The experienced manager also appreciates the importance of each of his three reps maintaining good individual relationships with customers. “It’s very important to get round to all our customers,’ he says. “We would visit every one of our customers at least once a month, while some will get a weekly call, and some a fortnightly call.

“We also do telesales and have a list of customers that we ring everyday and would phone around 100 customers everyday. Before the truck goes out to a specific area, there’s always a check done to see if there’s any customers missing and if there is, we will ring that customer to see if everything’s okay or if there’s an order needed.”

Excelling in customer service

In fact, Farrell says some customers have been with the store as long as his longest-serving staff, and they have subsequently developed excellent relationships.  The majority, 75%, of his retail customers would be independents, while the centre also supplies shortages or top-ups to BWG stores including Spars or Maces, and fully services 15 XL shops, which he notes, are performing “very well.”

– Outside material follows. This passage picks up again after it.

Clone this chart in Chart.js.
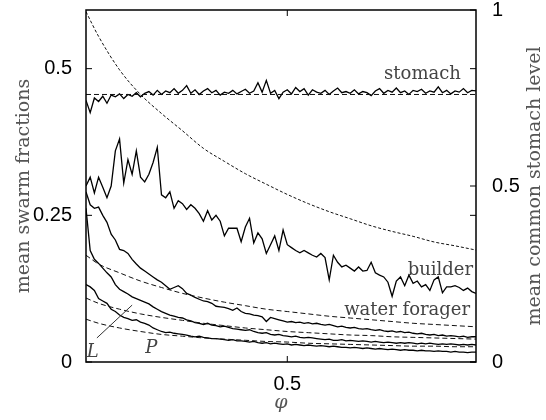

Farrell says he prefers working with business people who know what they want. “I’ve tremendous respect for anybody who runs their own business and makes a good living, maybe employs three or four people. From a business point of view, they’re much easier to deal with than the public…It’s on a different level if you like.”

He’s currently working on developing new similarly strong relationships. Since the move in February, the store has expanded sales out into Longford and Tullamore, and he has been “delighted with the response” from these areas in part bolstered by the fact the new location prevents customers becoming stuck in traffic for Mullingar town. “Our aim is to increase sales all the time,” he says in a confident tone. “Everything’s going well for the moment and if it continues that way, we’ll be very happy.”